Figure 4.8 Overview of the Goto and Muraoka’s beat-tracking system [12]

The system first digitizes an input audio signal in the A/D conversion stage.  Then in the frequency analysis stage, multiple onset-time finders detect onset times in different ranges of the frequency spectrum, and those results are transformed into vectorial representation (called onset-time vectors) by onset-time vectorizers.  In the beat prediction stage, the system manages multiple agents that, according to different strategies, make parallel hypotheses based on those onset-time vectors.  Each agent first calculates the inter-beat interval and predicts the next beat time.  By communicating with a chord change checker, it then determines the beat types and evaluates the reliability of its own hypothesis.  A hypotheses manager gathers all hypotheses and then determines the final output on the basis of the most reliable one.  Finally, in the beat information (BI) transmission stage, the system transmits BI to application programs via a computer network.  The method detects chord changes by analyzing the frequency spectrum sliced at provisional beat times.  The results show that the beat detection rates obtained with real-world audio signals were more than 87.5% and that the method of detecting chord changes and basic music decisions on chord changes were effective enough to contribute to determining the hierarchical beat structure comprising the three rhythmic levels.  They also developed an application that displays real-time computer graphics dancers whose motions change in time to musical beats (Figure 4.9).

Figure 4.9 Goto and Muraoka’s virtual dancers synchronized with musical beats [12]

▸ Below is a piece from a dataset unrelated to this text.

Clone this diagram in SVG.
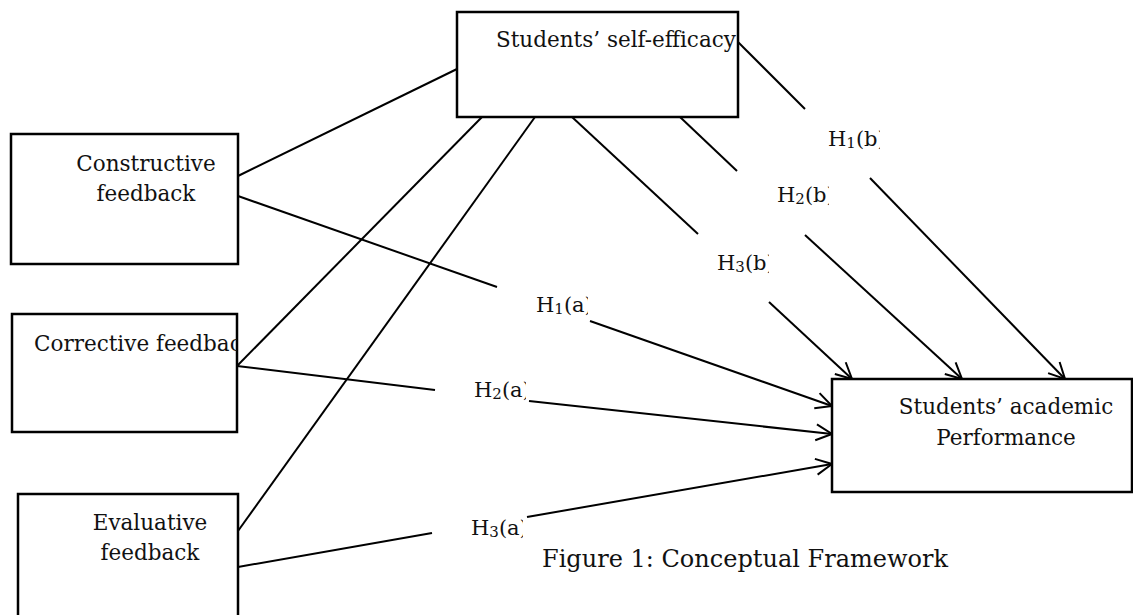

This application shows that the system is useful in multimedia applications in which human-like hearing ability is desirable.  They plan to upgrade the system by generalizing it to other musical genres and enabling it to follow tempo changes.  Also they are looking forward to using other higher level musical structure and will include applications to various multimedia systems for which beat tracking is useful, such as systems for video/audio editing, controlling stage lighting, and synchronizing various computer graphics with music.